O brasileiro não é belo como Apolo, nem como o mais recente Dom João: — mas tu, ó português, tu também não és belo, e se a tua bem-amada to diz, é que não tem mais nada que te dizer e mente por mero deleite.

O brasileiro não é espirituoso como Mery ou Rochefort: — mas tu, português, não

és certamente espirituoso! De cima dos embrulhos daquela tenda, quarenta folhetins to provam!

O brasileiro não é elegante como o conde de Orsay ou Brummel: — mas tu, português, dândi desventuroso do Chiado, ou contribuinte da Rua dos Bacalhoeiros, tens a tua elegância dependurada no bom Nunes algibebe!
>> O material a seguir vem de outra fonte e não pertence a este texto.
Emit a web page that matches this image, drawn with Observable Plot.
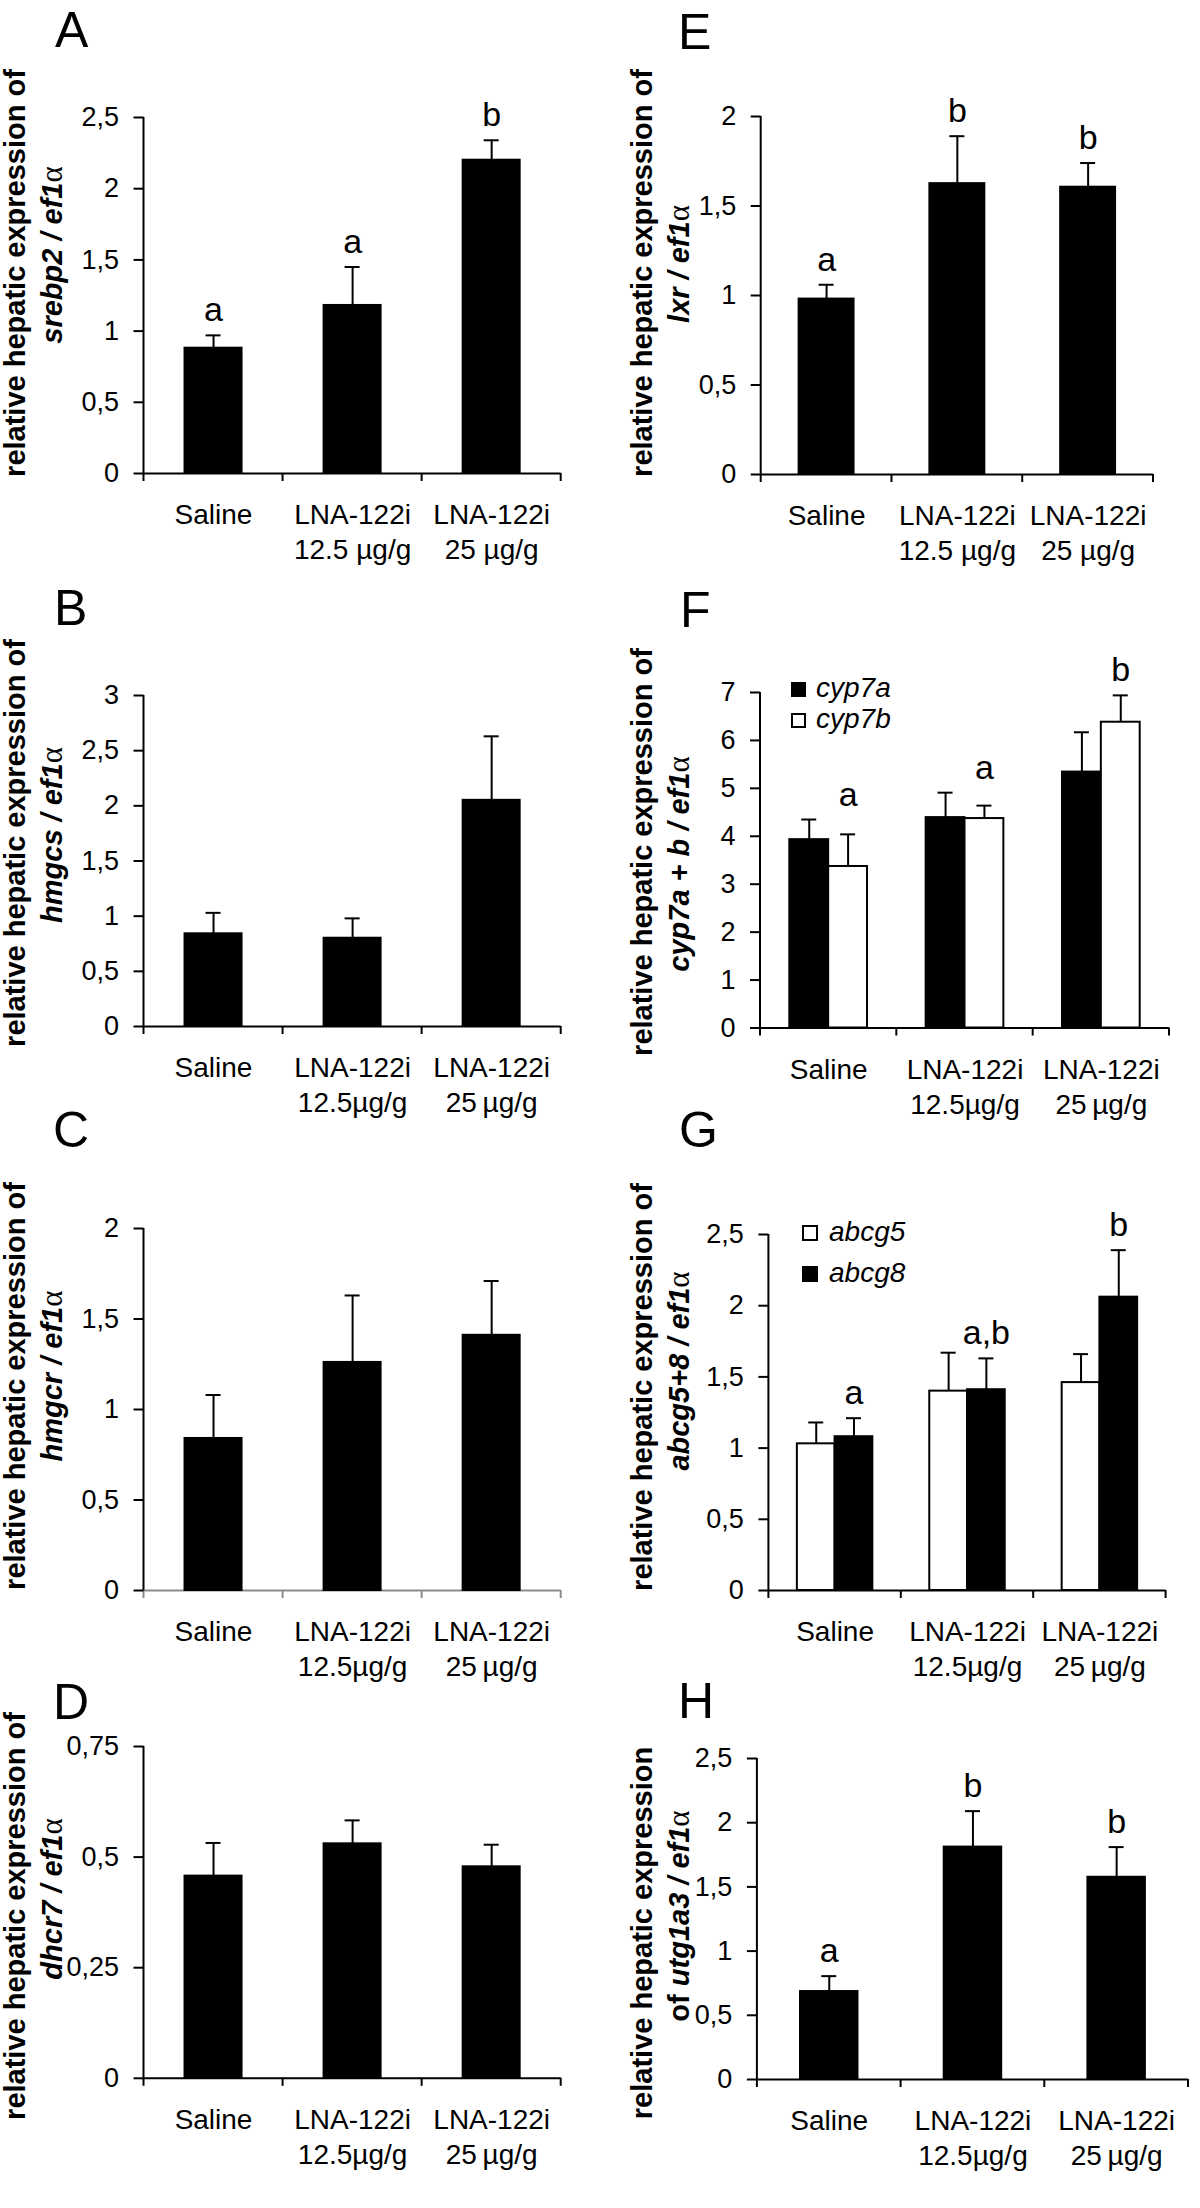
<!DOCTYPE html>
<html>
<head>
<meta charset="utf-8">
<script src="https://cdn.jsdelivr.net/npm/d3@7"></script>
<script src="https://cdn.jsdelivr.net/npm/@observablehq/plot@0.6"></script>
<style>
  html, body { margin: 0; padding: 0; background: #fff; }
  #root { position: relative; width: 1200px; height: 2208px; overflow: hidden; background: #fff;
          font-family: "Liberation Sans", Arial, Helvetica, sans-serif; color: #000; }
  .panel { position: absolute; }
  .panel svg { display: block; overflow: visible; }
  .plabel { position: absolute; font-size: 50px; line-height: 50px; white-space: nowrap; }
  .ylab { position: absolute; width: 600px; height: 36px; line-height: 36px; font-size: 29px; font-weight: bold;
          text-align: center; white-space: nowrap; transform: rotate(-90deg); }
  .ylab i { font-style: italic; }
  .ylab .alpha { font-weight: normal; font-style: normal; font-family: "Liberation Serif", "DejaVu Serif", serif; font-size: 31px; }
  .legend { position: absolute; font-size: 28px; font-style: italic; white-space: nowrap; }
  .legend .sw { display: inline-block; box-sizing: border-box; border: 2px solid #000; vertical-align: baseline; }
</style>
</head>
<body>
<div id="root"></div>
<script>
// ---------------- DATA ----------------
const catsA = ["Saline", "LNA-122i\n12.5 µg/g", "LNA-122i\n25 µg/g"];
const catsB = ["Saline", "LNA-122i\n12.5µg/g", "LNA-122i\n25\u2009µg/g"];

// A: srebp2
const srebp2Mean = [0.88, 1.18, 2.20];
const srebp2Sem = [0.09, 0.27, 0.14];
const srebp2Letters = ["a", "a", "b"];
// B: hmgcs
const hmgcsMean = [0.84, 0.80, 2.05];
const hmgcsSem = [0.19, 0.18, 0.58];
// C: hmgcr
const hmgcrMean = [0.84, 1.26, 1.41];
const hmgcrSem = [0.24, 0.37, 0.30];
// D: dhcr7
const dhcr7Mean = [0.457, 0.530, 0.478];
const dhcr7Sem = [0.075, 0.053, 0.050];
// E: lxr
const lxrMean = [0.98, 1.625, 1.605];
const lxrSem = [0.08, 0.265, 0.135];
const lxrLetters = ["a", "b", "b"];
// F: cyp7a / cyp7b
const cyp7aMean = [3.93, 4.39, 5.34];
const cyp7aSem = [0.42, 0.52, 0.83];
const cyp7bMean = [3.37, 4.37, 6.38];
const cyp7bSem = [0.67, 0.27, 0.56];
const cypLetters = ["a", "a", "b"];
// G: abcg5 / abcg8
const abcg5Mean = [1.03, 1.40, 1.46];
const abcg5Sem = [0.15, 0.27, 0.20];
const abcg8Mean = [1.08, 1.41, 2.06];
const abcg8Sem = [0.13, 0.22, 0.33];
const abcgLetters = ["a", "a,b", "b"];
// H: utg1a3
const utgMean = [0.685, 1.81, 1.575];
const utgSem = [0.12, 0.28, 0.235];
const utgLetters = ["a", "b", "b"];

// y tick values
const ticks25 = [0, 0.5, 1, 1.5, 2, 2.5];
const ticks3 = [0, 0.5, 1, 1.5, 2, 2.5, 3];
const ticks2 = [0, 0.5, 1, 1.5, 2];
const ticks075 = [0, 0.25, 0.5, 0.75];
const ticks7 = [0, 1, 2, 3, 4, 5, 6, 7];

// ---------------- LAYOUT ----------------
const W = 600, MT = 60, MB = 100, CAP = 7.5;
const layout = {
  A: {left: 0,   ytop: 116.5,  y0: 472.5,  mL: 143.5, mR: 39.3, pl: [55, 5],     yl: [[15, 273], [52, 255]]},
  B: {left: 0,   ytop: 695,    y0: 1026,   mL: 143.5, mR: 39.3, pl: [54, 583],   yl: [[15, 843], [52, 835]]},
  C: {left: 0,   ytop: 1227.5, y0: 1589.5, mL: 143.5, mR: 39.3, pl: [53, 1105],  yl: [[15, 1386], [52, 1376]]},
  D: {left: 0,   ytop: 1745.7, y0: 2077.5, mL: 143.5, mR: 39.3, pl: [53, 1677],  yl: [[15, 1916], [52, 1899]]},
  E: {left: 600, ytop: 116,    y0: 474,    mL: 160.7, mR: 47,   pl: [678, 7],    yl: [[642, 273], [679, 264]]},
  F: {left: 600, ytop: 692,    y0: 1027.5, mL: 160,   mR: 31,   pl: [680, 585],  yl: [[642, 852], [679, 864]]},
  G: {left: 600, ytop: 1234,   y0: 1590,   mL: 168.4, mR: 34.4, pl: [679, 1105], yl: [[642, 1387], [679, 1371]]},
  H: {left: 600, ytop: 1758,   y0: 2079,   mL: 156.9, mR: 12,   pl: [678, 1676], yl: [[642, 1933], [679, 1916]]}
};
const ALPHA = "<span class='alpha'>α</span>";

const panels = [
  {id: "A", cats: catsA, yMax: 2.5, ticks: ticks25, frac: 0.41,
   series: [{name: "srebp2", mean: srebp2Mean, sem: srebp2Sem, fill: "#000"}],
   letters: srebp2Letters, letterSeries: 0, letterMode: "own",
   ylab: ["relative hepatic expression of", "<i>srebp2 / ef1</i>" + ALPHA]},
  {id: "B", cats: catsB, yMax: 3, ticks: ticks3, frac: 0.41,
   series: [{name: "hmgcs", mean: hmgcsMean, sem: hmgcsSem, fill: "#000"}],
   ylab: ["relative hepatic expression of", "<i>hmgcs / ef1</i>" + ALPHA]},
  {id: "C", cats: catsB, yMax: 2, ticks: ticks2, frac: 0.41, xAxisColor: "#8c8c8c",
   series: [{name: "hmgcr", mean: hmgcrMean, sem: hmgcrSem, fill: "#000"}],
   ylab: ["relative hepatic expression of", "<i>hmgcr / ef1</i>" + ALPHA]},
  {id: "D", cats: catsB, yMax: 0.75, ticks: ticks075, frac: 0.41,
   series: [{name: "dhcr7", mean: dhcr7Mean, sem: dhcr7Sem, fill: "#000"}],
   ylab: ["relative hepatic expression of", "<i>dhcr7 / ef1</i>" + ALPHA]},
  {id: "E", cats: catsA, yMax: 2, ticks: ticks2, frac: 0.42,
   series: [{name: "lxr", mean: lxrMean, sem: lxrSem, fill: "#000"}],
   letters: lxrLetters, letterSeries: 0, letterMode: "own",
   ylab: ["relative hepatic expression of", "<i>lxr / ef1</i>" + ALPHA]},
  {id: "F", cats: catsB, yMax: 7, ticks: ticks7, frac: 0.57,
   series: [{name: "cyp7a", mean: cyp7aMean, sem: cyp7aSem, fill: "#000"},
            {name: "cyp7b", mean: cyp7bMean, sem: cyp7bSem, fill: "#fff"}],
   letters: cypLetters, letterSeries: 1, letterMode: "max",
   legend: {left: 791, baseline: 697, gap: 31, sw: 15, gapX: 10},
   ylab: ["relative hepatic expression of", "<i>cyp7a + b / ef1</i>" + ALPHA]},
  {id: "G", cats: catsB, yMax: 2.5, ticks: ticks25, frac: 0.57,
   series: [{name: "abcg5", mean: abcg5Mean, sem: abcg5Sem, fill: "#fff"},
            {name: "abcg8", mean: abcg8Mean, sem: abcg8Sem, fill: "#000"}],
   letters: abcgLetters, letterSeries: 1, letterMode: "own",
   legend: {left: 802, baseline: 1241, gap: 41, sw: 16, gapX: 11},
   ylab: ["relative hepatic expression of", "<i>abcg5+8 / ef1</i>" + ALPHA]},
  {id: "H", cats: catsB, yMax: 2.5, ticks: ticks25, frac: 0.40,
   series: [{name: "utg1a3", mean: utgMean, sem: utgSem, fill: "#000"}],
   letters: utgLetters, letterSeries: 0, letterMode: "own",
   ylab: ["relative hepatic expression", "of <i>utg1a3 / ef1</i>" + ALPHA]}
];

const fmtComma = d => String(d).replace(".", ",");

// y-axis line and category-boundary ticks on the x axis
function frameLines(n, color) {
  return (index, scales, values, dims) => {
    const {width, height, marginLeft: ml, marginRight: mr, marginTop: mt, marginBottom: mb} = dims;
    const y0 = height - mb;
    const g = d3.create("svg:g").attr("fill", "none").attr("stroke-width", 2);
    g.append("line").attr("stroke", "#000").attr("x1", ml).attr("x2", ml).attr("y1", mt).attr("y2", y0);
    for (let k = 0; k <= n; k++) {
      const x = ml + k * (width - ml - mr) / n;
      g.append("line").attr("stroke", color).attr("x1", x).attr("x2", x).attr("y1", y0).attr("y2", y0 + 8);
    }
    return g.node();
  };
}

const root = document.getElementById("root");

for (const p of panels) {
  const L = layout[p.id];
  const plotH = L.y0 - L.ytop;
  const height = MT + plotH + MB;
  const plotW = W - L.mL - L.mR;
  const n = p.cats.length;
  const step = plotW / n;
  const bw = step * p.frac;
  const ns = p.series.length;
  const sw = bw / ns;
  const axisColor = p.xAxisColor || "#000";
  const marks = [];
  marks.push(Plot.ruleY([0], {stroke: axisColor, strokeWidth: 2}));
  marks.push(frameLines(n, axisColor));
  p.series.forEach((s, j) => {
    const rows = p.cats.map((c, i) => ({cat: c, mean: s.mean[i], top: s.mean[i] + s.sem[i]}));
    const c = sw * (j + 0.5);
    marks.push(Plot.ruleX(rows, {x: "cat", y1: "mean", y2: "top", dx: c - bw / 2, stroke: "#000", strokeWidth: 2}));
    marks.push(Plot.tickY(rows, {x: "cat", y: "top", insetLeft: c - CAP, insetRight: bw - c - CAP, stroke: "#000", strokeWidth: 2}));
    marks.push(Plot.barY(rows, {x: "cat", y: "mean", insetLeft: sw * j, insetRight: bw - sw * (j + 1),
                                fill: s.fill, stroke: "#000", strokeWidth: 2}));
  });
  if (p.letters) {
    const ls = p.series[p.letterSeries];
    const rows = p.cats.map((c, i) => ({
      cat: c, label: p.letters[i],
      y: p.letterMode === "max" ? d3.max(p.series, s => s.mean[i] + s.sem[i]) : ls.mean[i] + ls.sem[i]
    }));
    marks.push(Plot.text(rows, {x: "cat", y: "y", text: "label", dx: sw * (p.letterSeries + 0.5) - bw / 2,
                                dy: -14, lineAnchor: "bottom", fontSize: 34, fill: "#000"}));
  }
  marks.push(Plot.axisY({ticks: p.ticks, tickFormat: fmtComma, tickSize: 10, tickPadding: 15, fontSize: 27,
                         strokeWidth: 2, label: null}));
  marks.push(Plot.axisX({tickSize: 0, tickPadding: 26, fontSize: 28, lineHeight: 1.25, label: null}));

  const svg = Plot.plot({
    width: W, height,
    marginLeft: L.mL, marginRight: L.mR, marginTop: MT, marginBottom: MB,
    x: {type: "band", domain: p.cats, paddingInner: 1 - p.frac, paddingOuter: (1 - p.frac) / 2, round: false},
    y: {domain: [0, p.yMax]},
    style: {fontFamily: "'Liberation Sans', Arial, Helvetica, sans-serif", fontSize: "27px", color: "#000",
            background: "transparent", overflow: "visible"},
    marks
  });
  const div = document.createElement("div");
  div.className = "panel";
  div.style.left = L.left + "px";
  div.style.top = (L.ytop - MT) + "px";
  div.appendChild(svg);
  root.appendChild(div);

  // panel letter
  const pl = document.createElement("div");
  pl.className = "plabel";
  pl.textContent = p.id;
  pl.style.left = L.pl[0] + "px";
  pl.style.top = L.pl[1] + "px";
  root.appendChild(pl);

  // y label lines
  p.ylab.forEach((html, k) => {
    const d = document.createElement("div");
    d.className = "ylab";
    d.innerHTML = html;
    d.style.left = (L.yl[k][0] - 300) + "px";
    d.style.top = (L.yl[k][1] - 18) + "px";
    root.appendChild(d);
  });

  // legend
  if (p.legend) {
    const g = p.legend;
    const lg = document.createElement("div");
    lg.className = "legend";
    lg.style.left = g.left + "px";
    lg.style.top = (g.baseline - g.gap / 2 - 9.7) + "px";
    lg.style.lineHeight = g.gap + "px";
    p.series.forEach(s => {
      const row = document.createElement("div");
      const sq = document.createElement("span");
      sq.className = "sw";
      sq.style.width = g.sw + "px";
      sq.style.height = g.sw + "px";
      sq.style.marginRight = g.gapX + "px";
      sq.style.background = s.fill;
      row.appendChild(sq);
      row.appendChild(document.createTextNode(s.name));
      lg.appendChild(row);
    });
    root.appendChild(lg);
  }
}
</script>
</body>
</html>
O brasileiro não é extraordinário como Peabody que deu de esmolas cem milhões, nem como Delescluze que queimou Paris: — mas tu, português, és tão extraordinário como uma couve, e ainda tão extraordinário como um chinelo.

Ora o brasileiro não é formoso, nem espirituoso, nem elegante, nem extraordinário

— é um trabalhador. E tu português não és formoso, etc. — és um mandrião! De tal sorte que te ris do brasileiro — mas procuras viver à custa do brasileiro. Quando vês o brasileiro chegar dos Brasis, estalas em pilhérias: — e se ele nunca de lá voltasse com o seu bom dinheiro, morrerias de fome! Por isso tu — que em conversas, entre amigos, no café, és inesgotável a troçar o brasileiro — no jornal, no discurso ou no sermão, és inexaurível a glorificar o Brasileiro. Em cavaqueira é o macaco; na imprensa é o nosso irmão de além-mar.

Brasileiro amigo, queres tu por teu turno rir do lisboeta? A esse colete verde, que tanto te escarnecem, fecha bem as algibeiras; esse prédio sarapintado de amarelo, que tanto te caricaturam, tranca-lhe bem a porta; esses pés, aos quais tanto se acusam os joanetes e os tamancos primitivos, não os ponhas mais nos hotéis da capital — e poderás rir, rir do carão amarrotado com que então ficará o lisboeta, que tanto ria de ti!